Another place is current events. Compare the stories on CNN in America with CNN International and you'll see that they paint a very different picture. A lot more stories about the results of American actions, and other stories about places around the world we rarely hear about. The difference is stark and it's all very Orwellian. For a taste of the other side, take a look at http://news.bbc.co.uk/ every once in a while.

Now you’re probably reading this and saying, “We know all this Bill, stop preaching like we’re idiots”  And you’d be right, I’m pretty sure everyone realizes this stuff, and yet there are multi-billion dollar a year industries that are proving me wrong.  You might not buy the illusion, but someone is certainly buying the stuff the illusion is selling.
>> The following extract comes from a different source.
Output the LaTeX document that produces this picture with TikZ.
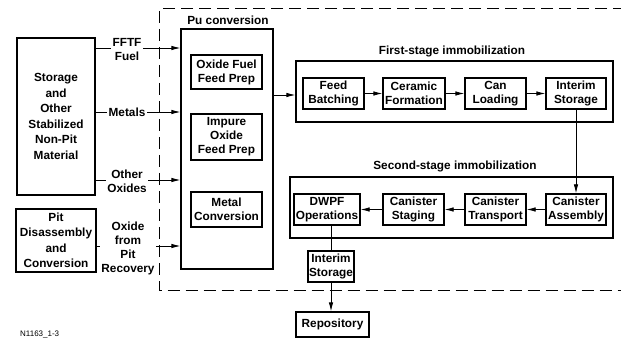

Look. A diamond does not last forever, that’s just what DeBeers who controls 90% of the world diamond market wants you to think. Living in Woodbury, CT doesn’t guarantee you a happy home life. And being from Maine has nothing to do with the water of Poland Springs. These are just the made up gospels of the modern religion of consumerism. And has about as little to do with reality as stories about a man parting a sea in Egypt 3000 years ago.

Don't take my word for it, look around you, and do take everything you see or read with a grain of salt. And then after some objective thinking, make up your own mind.